A decision on whether to build new runways in the southeast is expected to be delayed amid splits between the Tories and Liberal Democrats over the expansion of Heathrow.

The Conservative leadership has decided to make a decisive switch away from the party’s outright hostility to a third runway at the west London airport by making no mention of Heathrow in its general election manifesto, The Financial Times reports, quoting senior party sources.

That would clear the path for a majority Tory government to proceed with the project after 2015.

The Department for Transport still plans to issue two aviation papers this summer – one will be a “call for evidence” about how to preserve the UK as a leading aviation hub.

This paper will give a strong steer that the government is not committed to a third runway at Heathrow, although it will include it as an option, according to the newspaper.

It will outline other alternatives such as expanding Stansted or Gatwick, building a giant Thames estuary airport or connecting Heathrow and Gatwick with a high-speed rail line.

Under the original plan the paper should have been published three months ago, with the government formally adopting its preferred options in March 2013.
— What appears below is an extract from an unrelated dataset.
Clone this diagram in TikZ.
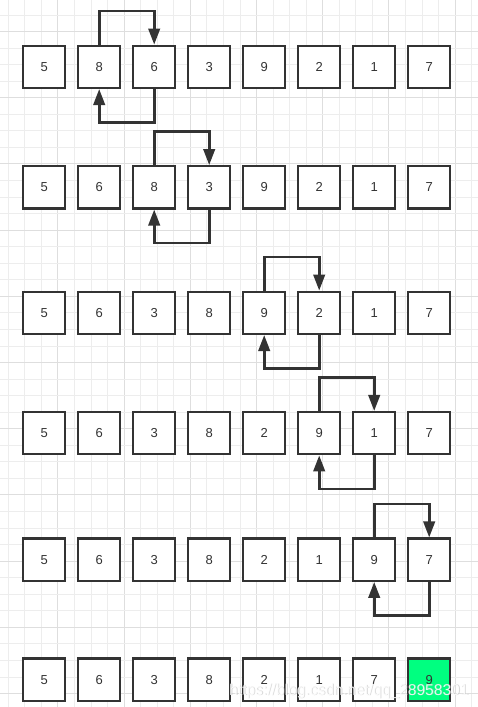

But the Treasury and Downing Street are pushing for the paper to include a long “lead time” of several years, supposedly to allow aviation companies enough time to work up properly costed responses.

In reality the delay means ministers may not have to make a firm commitment to any new hub capacity before the election, avoiding a showdown between the Tories and the Lib Dems, who oppose any major expansion of airports in the south-east, according to the FT.